Provided data:
»»
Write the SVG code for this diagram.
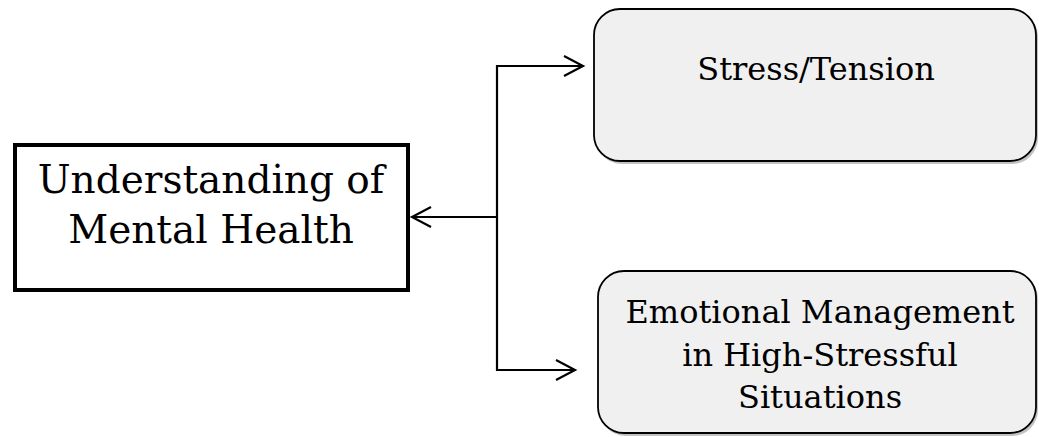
<svg xmlns="http://www.w3.org/2000/svg" width="1039" height="437" viewBox="0 0 1039 437">
<style>
.lbl{font-family:"DejaVu Serif","Liberation Serif",serif;fill:#000;text-anchor:middle}
.conn{fill:none;stroke:#000;stroke-width:2.2}
.rbox{fill:#f0f0f0;stroke:#000;stroke-width:1.8}
.shadow{fill:#777;opacity:0.45}
</style>
<defs>
<marker id="arr" markerWidth="24" markerHeight="24" refX="21" refY="11" orient="auto" markerUnits="userSpaceOnUse">
<path d="M2,1 L21,11 L2,21" fill="none" stroke="#000" stroke-width="2.2"/>
</marker>
</defs>
<rect width="1039" height="437" fill="#fff"/>
<g id="connectors">
<path class="conn" d="M497,217 L412,217" marker-end="url(#arr)"/>
<path class="conn" d="M497,217 L497,66 L583,66" marker-end="url(#arr)"/>
<path class="conn" d="M497,217 L497,370 L575,370" marker-end="url(#arr)"/>
</g>
<g id="node-understanding">
<rect x="15" y="145" width="393" height="145" fill="#fff" stroke="#000" stroke-width="4"/>
<text class="lbl" x="211" y="193" font-size="39">Understanding of</text>
<text class="lbl" x="211" y="243" font-size="39">Mental Health</text>
</g>
<g id="node-stress">
<rect class="shadow" x="596" y="11" width="442" height="153" rx="26"/>
<rect class="rbox" x="594" y="9" width="442" height="152" rx="26"/>
<text class="lbl" x="816" y="80" font-size="32">Stress/Tension</text>
</g>
<g id="node-emotional">
<rect class="shadow" x="600" y="273" width="438" height="163" rx="26"/>
<rect class="rbox" x="598" y="271" width="438" height="162" rx="26"/>
<text class="lbl" x="820" y="323" font-size="32">Emotional Management</text>
<text class="lbl" x="820" y="366" font-size="32">in High-Stressful</text>
<text class="lbl" x="820" y="408" font-size="32">Situations</text>
</g>
</svg>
««
What to do:
Every line above should be returned exactly; the pictures stay out.

In response:
Write the SVG code for this diagram.
<svg xmlns="http://www.w3.org/2000/svg" width="1039" height="437" viewBox="0 0 1039 437">
<style>
.lbl{font-family:"DejaVu Serif","Liberation Serif",serif;fill:#000;text-anchor:middle}
.conn{fill:none;stroke:#000;stroke-width:2.2}
.rbox{fill:#f0f0f0;stroke:#000;stroke-width:1.8}
.shadow{fill:#777;opacity:0.45}
</style>
<defs>
<marker id="arr" markerWidth="24" markerHeight="24" refX="21" refY="11" orient="auto" markerUnits="userSpaceOnUse">
<path d="M2,1 L21,11 L2,21" fill="none" stroke="#000" stroke-width="2.2"/>
</marker>
</defs>
<rect width="1039" height="437" fill="#fff"/>
<g id="connectors">
<path class="conn" d="M497,217 L412,217" marker-end="url(#arr)"/>
<path class="conn" d="M497,217 L497,66 L583,66" marker-end="url(#arr)"/>
<path class="conn" d="M497,217 L497,370 L575,370" marker-end="url(#arr)"/>
</g>
<g id="node-understanding">
<rect x="15" y="145" width="393" height="145" fill="#fff" stroke="#000" stroke-width="4"/>
<text class="lbl" x="211" y="193" font-size="39">Understanding of</text>
<text class="lbl" x="211" y="243" font-size="39">Mental Health</text>
</g>
<g id="node-stress">
<rect class="shadow" x="596" y="11" width="442" height="153" rx="26"/>
<rect class="rbox" x="594" y="9" width="442" height="152" rx="26"/>
<text class="lbl" x="816" y="80" font-size="32">Stress/Tension</text>
</g>
<g id="node-emotional">
<rect class="shadow" x="600" y="273" width="438" height="163" rx="26"/>
<rect class="rbox" x="598" y="271" width="438" height="162" rx="26"/>
<text class="lbl" x="820" y="323" font-size="32">Emotional Management</text>
<text class="lbl" x="820" y="366" font-size="32">in High-Stressful</text>
<text class="lbl" x="820" y="408" font-size="32">Situations</text>
</g>
</svg>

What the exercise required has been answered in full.